Authoritarian political leaders have long understood and acted on this fact. In the old Soviet Union, communist rulers regularly doctored official photographs, including the removal of people’s images entirely, because they knew erasing adversaries visually is longer-lasting and runs deeper than simply disparaging them with words.
Today, the similarly authoritarian Russian government regularly deploys manipulated photos and videos as part of information warfare campaigns in the Baltic states, Ukraine and elsewhere.
Hannah Arendt, the great student of totalitarianism, tells us that the ultimate aim of the totalitarian system is not to convince you that its lies are true, or even to force you to treat them as true when you know that they are not. The ultimate goal is to disorient you so thoroughly that you no longer feel able rationally to distinguish fact from fiction.
The best strategy for achieving this state of affairs is to disable me visually — to put me in a world where I can no longer trust my own eyes. Am I looking at the face of Nekima Levy Armstrong? Maybe, maybe not. I have no way of knowing.
In any society, this form of assault is terrible. In a republic, it’s potentially lethal. Public truth-telling, a necessity for self-governing people, effectively loses its meaning when citizens can no longer reliably judge what is true and what is false.
This is how free societies become unfree.
That’s why, even in today’s noise and haste, when news flies by so quickly that we feel unable to give anything the attention it deserves, all of us ought to take a moment, for the sake of our republic, to look carefully at the actual face of Nekima Levy Armstrong.
This current administration should reconsider its stated intention to continue the practice of manipulating photos for political purposes, and instead conduct a review of this episode, with the goal of new publicly stated pro-truth guidelines to highlight the ethical and civic issues involved and improve practices in this area across society.

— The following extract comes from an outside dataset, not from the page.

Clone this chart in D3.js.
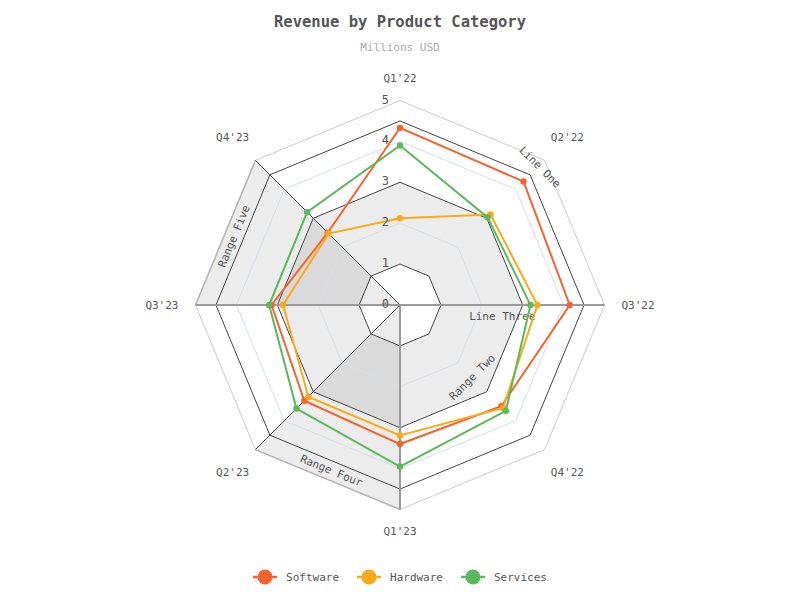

The vast majority of Americans would support and admire this form of public leadership. More broadly, we can learn from the pioneering work now taking place in Estonia and Ukraine. This work includes teaching schoolchildren how images can be falsified, television programs devoted to exposing examples of manipulated images and videos, and mobilizing journalists and others in civil society to adopt and improve strategies for visual verification.
We can support the work of organizations such as the News Literacy Project, which works in the United States, and WITNESS, which works globally.
We have leaders who know what to do. The next and most important step is for America as a whole to decide that this issue is vital to our civic life.